■ **The request**: Transcribe only the lines from the line with "Generate a Python" through the line with "import pandas as pd", exactly, counting both of those lines as part of the stretch.

-- Begin Dataset entries --

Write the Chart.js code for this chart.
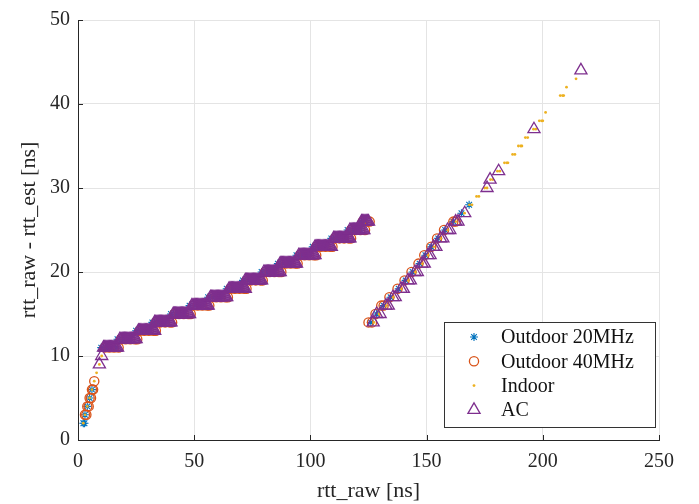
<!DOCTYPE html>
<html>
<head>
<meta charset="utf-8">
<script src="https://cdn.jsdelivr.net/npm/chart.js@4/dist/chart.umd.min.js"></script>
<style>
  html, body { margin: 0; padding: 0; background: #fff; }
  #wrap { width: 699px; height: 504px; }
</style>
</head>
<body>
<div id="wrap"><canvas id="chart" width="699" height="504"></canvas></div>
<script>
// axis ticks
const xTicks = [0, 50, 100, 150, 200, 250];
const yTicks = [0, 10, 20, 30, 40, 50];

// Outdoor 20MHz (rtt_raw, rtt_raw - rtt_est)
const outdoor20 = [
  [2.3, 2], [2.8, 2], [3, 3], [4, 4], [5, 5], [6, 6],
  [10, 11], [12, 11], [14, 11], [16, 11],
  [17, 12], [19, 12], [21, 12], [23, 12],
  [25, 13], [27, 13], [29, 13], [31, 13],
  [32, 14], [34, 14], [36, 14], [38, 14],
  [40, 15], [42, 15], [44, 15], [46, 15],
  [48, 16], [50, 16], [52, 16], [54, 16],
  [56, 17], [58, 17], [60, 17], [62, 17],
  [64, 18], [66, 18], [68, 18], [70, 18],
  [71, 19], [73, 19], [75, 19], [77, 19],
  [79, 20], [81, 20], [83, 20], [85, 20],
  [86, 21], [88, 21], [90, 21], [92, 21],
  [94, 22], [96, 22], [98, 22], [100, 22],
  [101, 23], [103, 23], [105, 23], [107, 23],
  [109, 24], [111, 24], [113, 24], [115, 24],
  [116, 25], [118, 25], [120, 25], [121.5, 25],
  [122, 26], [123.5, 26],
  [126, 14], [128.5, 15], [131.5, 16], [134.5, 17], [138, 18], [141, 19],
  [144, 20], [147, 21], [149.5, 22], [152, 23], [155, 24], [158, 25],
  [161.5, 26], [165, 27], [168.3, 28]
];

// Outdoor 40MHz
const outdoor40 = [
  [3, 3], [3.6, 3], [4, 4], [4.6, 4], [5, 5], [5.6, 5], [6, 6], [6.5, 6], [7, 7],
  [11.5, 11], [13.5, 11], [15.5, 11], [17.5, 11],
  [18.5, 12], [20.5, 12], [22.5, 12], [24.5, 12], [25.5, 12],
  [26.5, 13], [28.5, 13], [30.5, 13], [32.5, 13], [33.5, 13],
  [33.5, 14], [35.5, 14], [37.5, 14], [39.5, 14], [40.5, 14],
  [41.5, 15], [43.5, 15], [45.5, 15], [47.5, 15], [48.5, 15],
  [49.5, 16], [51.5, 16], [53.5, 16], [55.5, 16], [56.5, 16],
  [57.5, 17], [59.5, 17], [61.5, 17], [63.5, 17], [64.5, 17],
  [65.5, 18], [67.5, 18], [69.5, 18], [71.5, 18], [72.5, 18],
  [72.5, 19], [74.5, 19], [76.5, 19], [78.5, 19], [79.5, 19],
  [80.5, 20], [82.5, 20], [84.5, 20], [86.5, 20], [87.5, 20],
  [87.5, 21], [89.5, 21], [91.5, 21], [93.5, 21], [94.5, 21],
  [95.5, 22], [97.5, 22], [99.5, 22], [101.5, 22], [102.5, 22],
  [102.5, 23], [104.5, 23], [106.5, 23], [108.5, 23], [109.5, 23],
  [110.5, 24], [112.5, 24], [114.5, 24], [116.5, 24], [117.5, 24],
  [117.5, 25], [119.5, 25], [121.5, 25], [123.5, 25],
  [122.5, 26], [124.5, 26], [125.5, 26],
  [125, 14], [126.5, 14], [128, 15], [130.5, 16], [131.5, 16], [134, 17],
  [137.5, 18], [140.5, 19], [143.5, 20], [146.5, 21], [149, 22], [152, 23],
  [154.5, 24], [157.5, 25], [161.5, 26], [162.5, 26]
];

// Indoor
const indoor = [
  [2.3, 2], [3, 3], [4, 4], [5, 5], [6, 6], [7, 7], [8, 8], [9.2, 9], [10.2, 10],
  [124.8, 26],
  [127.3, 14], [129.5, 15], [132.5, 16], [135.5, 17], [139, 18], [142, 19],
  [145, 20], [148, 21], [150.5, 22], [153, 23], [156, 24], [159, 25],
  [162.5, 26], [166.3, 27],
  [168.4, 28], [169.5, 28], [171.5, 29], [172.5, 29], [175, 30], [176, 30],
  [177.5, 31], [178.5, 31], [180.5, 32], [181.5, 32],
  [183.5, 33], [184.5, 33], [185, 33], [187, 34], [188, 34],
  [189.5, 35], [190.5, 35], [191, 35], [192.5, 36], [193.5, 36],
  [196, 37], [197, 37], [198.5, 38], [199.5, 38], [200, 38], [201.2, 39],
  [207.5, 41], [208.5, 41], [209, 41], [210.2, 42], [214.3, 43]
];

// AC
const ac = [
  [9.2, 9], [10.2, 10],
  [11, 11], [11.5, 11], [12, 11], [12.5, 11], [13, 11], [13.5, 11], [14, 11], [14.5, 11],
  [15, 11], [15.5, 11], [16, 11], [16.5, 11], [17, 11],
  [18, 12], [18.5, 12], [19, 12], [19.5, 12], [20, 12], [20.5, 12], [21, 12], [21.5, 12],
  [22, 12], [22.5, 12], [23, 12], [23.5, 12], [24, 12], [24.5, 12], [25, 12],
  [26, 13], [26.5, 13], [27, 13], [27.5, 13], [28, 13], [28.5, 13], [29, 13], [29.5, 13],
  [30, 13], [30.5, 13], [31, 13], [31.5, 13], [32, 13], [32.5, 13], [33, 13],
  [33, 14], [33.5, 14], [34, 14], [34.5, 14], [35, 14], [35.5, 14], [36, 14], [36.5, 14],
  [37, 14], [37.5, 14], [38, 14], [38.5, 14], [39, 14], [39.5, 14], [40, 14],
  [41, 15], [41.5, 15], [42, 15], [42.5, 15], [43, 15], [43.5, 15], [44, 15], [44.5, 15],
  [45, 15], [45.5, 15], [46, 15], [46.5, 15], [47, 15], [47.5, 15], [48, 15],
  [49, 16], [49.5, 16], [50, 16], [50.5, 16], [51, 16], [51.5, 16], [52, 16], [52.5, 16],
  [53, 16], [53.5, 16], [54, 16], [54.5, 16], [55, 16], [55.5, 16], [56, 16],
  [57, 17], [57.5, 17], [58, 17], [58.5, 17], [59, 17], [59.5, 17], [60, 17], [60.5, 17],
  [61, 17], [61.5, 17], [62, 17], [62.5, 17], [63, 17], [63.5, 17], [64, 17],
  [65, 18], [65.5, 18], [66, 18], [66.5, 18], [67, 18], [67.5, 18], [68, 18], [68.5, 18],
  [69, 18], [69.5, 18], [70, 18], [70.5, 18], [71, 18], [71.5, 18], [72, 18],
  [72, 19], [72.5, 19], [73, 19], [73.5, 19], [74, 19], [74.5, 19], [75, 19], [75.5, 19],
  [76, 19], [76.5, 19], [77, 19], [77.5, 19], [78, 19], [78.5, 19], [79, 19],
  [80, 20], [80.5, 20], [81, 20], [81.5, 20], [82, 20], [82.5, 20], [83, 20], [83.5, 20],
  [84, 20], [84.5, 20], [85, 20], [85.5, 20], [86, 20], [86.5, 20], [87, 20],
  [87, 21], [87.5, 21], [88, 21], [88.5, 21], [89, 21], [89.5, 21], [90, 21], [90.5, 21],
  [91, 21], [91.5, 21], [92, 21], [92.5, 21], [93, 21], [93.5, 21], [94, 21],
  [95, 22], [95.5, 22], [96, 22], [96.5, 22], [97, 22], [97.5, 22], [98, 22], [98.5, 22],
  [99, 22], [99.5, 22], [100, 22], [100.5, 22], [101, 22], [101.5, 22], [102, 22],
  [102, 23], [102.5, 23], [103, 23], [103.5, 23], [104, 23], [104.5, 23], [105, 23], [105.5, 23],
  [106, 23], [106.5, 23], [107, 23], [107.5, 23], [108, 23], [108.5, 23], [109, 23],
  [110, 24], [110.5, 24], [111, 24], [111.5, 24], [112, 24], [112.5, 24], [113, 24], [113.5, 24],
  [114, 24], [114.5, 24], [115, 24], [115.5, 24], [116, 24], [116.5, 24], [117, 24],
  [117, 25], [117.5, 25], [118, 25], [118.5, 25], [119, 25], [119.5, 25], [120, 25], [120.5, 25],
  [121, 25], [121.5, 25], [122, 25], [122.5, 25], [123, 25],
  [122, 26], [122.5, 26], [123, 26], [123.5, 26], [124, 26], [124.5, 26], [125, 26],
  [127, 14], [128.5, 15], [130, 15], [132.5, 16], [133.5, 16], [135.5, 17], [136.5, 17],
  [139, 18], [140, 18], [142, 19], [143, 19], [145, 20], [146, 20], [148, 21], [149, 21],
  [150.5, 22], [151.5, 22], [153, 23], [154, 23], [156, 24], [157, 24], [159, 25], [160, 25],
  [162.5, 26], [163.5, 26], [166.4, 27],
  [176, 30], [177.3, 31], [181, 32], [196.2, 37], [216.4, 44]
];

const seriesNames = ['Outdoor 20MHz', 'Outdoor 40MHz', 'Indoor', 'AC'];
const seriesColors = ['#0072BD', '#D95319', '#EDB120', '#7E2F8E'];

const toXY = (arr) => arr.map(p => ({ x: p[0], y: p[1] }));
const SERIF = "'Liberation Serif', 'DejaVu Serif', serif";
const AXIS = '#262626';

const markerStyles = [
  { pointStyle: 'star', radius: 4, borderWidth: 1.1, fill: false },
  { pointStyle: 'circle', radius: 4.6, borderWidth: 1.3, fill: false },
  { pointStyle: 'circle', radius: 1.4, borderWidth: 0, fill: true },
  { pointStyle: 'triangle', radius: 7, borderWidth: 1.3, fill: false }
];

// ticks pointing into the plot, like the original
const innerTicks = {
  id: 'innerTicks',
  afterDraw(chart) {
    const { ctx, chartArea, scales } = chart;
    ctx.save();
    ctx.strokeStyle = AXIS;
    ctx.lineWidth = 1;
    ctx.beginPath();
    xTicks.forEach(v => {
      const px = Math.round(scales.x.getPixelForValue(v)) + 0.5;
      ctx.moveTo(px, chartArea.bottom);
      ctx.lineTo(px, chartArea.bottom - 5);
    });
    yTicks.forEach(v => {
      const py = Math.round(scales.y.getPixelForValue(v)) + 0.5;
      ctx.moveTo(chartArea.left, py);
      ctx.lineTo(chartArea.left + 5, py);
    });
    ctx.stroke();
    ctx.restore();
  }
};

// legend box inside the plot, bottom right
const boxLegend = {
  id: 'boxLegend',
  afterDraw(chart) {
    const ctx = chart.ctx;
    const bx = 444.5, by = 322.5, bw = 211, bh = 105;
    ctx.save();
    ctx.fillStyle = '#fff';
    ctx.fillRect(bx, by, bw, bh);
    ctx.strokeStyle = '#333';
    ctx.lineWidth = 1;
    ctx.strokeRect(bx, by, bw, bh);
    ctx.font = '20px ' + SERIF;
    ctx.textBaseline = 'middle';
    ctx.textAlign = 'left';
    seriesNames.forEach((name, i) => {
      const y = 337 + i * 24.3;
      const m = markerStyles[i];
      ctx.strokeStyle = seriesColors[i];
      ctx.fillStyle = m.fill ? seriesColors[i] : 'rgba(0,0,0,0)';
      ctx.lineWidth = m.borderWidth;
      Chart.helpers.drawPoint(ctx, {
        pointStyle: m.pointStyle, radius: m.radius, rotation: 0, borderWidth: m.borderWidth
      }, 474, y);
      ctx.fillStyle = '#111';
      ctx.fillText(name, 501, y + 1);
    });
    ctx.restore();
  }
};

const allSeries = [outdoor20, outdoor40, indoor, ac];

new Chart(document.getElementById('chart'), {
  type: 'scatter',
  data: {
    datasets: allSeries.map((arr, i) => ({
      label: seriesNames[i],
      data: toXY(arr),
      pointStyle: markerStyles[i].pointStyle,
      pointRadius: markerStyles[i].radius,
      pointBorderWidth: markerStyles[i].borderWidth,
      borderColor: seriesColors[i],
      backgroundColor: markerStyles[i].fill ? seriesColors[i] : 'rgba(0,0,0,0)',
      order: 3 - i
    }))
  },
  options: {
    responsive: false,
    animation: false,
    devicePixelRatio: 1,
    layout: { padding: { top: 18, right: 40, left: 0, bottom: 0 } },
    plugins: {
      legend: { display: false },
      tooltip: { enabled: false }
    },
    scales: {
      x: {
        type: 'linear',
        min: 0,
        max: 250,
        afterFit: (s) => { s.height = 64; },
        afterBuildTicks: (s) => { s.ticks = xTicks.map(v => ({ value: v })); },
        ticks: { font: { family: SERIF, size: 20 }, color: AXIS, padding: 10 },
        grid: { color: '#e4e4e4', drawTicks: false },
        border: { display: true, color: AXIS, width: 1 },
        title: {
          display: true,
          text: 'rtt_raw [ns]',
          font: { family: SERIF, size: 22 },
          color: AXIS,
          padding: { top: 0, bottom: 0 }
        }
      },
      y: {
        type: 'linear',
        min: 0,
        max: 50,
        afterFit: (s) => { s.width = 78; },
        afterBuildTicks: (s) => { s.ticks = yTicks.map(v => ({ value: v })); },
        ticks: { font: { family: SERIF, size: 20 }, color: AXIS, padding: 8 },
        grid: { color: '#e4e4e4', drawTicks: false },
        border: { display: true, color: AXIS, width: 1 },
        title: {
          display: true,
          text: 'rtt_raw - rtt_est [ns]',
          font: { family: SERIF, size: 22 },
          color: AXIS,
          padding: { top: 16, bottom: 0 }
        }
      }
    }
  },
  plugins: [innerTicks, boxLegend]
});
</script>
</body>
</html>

-- End Dataset entries --
-- Begin Dataset entries --

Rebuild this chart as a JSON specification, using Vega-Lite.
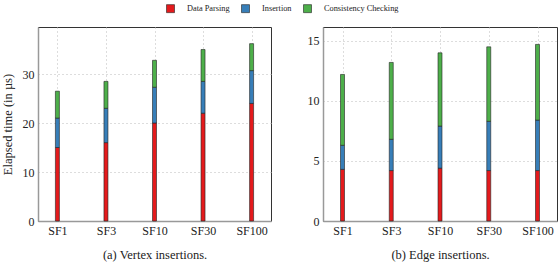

-- End Dataset entries --
-- Begin Dataset entries --

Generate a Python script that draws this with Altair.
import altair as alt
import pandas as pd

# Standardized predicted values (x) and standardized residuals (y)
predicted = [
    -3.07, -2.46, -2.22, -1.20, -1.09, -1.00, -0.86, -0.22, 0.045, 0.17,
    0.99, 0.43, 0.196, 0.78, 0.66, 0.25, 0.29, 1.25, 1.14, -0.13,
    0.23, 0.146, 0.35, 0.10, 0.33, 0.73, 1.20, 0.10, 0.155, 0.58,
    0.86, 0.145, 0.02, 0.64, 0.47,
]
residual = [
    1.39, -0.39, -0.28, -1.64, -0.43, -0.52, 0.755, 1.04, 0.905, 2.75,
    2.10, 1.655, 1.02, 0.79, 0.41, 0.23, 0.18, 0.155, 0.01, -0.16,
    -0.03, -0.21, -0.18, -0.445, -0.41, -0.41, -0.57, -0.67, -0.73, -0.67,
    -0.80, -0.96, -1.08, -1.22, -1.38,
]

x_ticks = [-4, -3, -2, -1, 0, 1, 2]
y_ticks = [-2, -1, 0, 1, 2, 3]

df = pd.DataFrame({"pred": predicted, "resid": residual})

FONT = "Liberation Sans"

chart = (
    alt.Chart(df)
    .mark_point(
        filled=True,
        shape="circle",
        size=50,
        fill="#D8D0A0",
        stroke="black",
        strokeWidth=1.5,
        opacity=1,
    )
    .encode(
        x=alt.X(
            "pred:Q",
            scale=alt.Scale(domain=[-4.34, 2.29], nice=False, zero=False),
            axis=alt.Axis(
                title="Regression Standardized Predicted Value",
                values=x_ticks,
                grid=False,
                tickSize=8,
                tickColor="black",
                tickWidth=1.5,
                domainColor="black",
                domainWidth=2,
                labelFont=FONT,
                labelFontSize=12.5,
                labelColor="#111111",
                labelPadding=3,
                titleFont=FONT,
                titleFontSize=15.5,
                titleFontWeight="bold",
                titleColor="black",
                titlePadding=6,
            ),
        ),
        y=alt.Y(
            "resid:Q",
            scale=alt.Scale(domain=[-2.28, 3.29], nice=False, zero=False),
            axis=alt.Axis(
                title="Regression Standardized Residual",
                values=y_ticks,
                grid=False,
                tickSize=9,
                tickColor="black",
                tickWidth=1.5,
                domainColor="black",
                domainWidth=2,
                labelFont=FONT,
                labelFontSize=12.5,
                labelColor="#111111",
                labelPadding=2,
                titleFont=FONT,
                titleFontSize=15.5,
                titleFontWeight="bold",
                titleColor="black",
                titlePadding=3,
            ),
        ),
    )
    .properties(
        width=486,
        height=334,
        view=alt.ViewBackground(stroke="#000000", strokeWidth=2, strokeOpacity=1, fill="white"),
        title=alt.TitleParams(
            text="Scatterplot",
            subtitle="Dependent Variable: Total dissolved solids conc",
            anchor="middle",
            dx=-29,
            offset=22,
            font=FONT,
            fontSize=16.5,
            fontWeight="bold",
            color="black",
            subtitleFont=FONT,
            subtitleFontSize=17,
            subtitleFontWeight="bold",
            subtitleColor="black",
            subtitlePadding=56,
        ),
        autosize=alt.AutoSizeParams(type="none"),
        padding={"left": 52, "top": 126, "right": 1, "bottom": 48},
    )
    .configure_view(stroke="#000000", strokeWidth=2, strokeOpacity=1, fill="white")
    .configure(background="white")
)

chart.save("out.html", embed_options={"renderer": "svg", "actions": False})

-- End Dataset entries --

■ **Task solution**:
Generate a Python script that draws this with Altair.
import altair as alt
import pandas as pd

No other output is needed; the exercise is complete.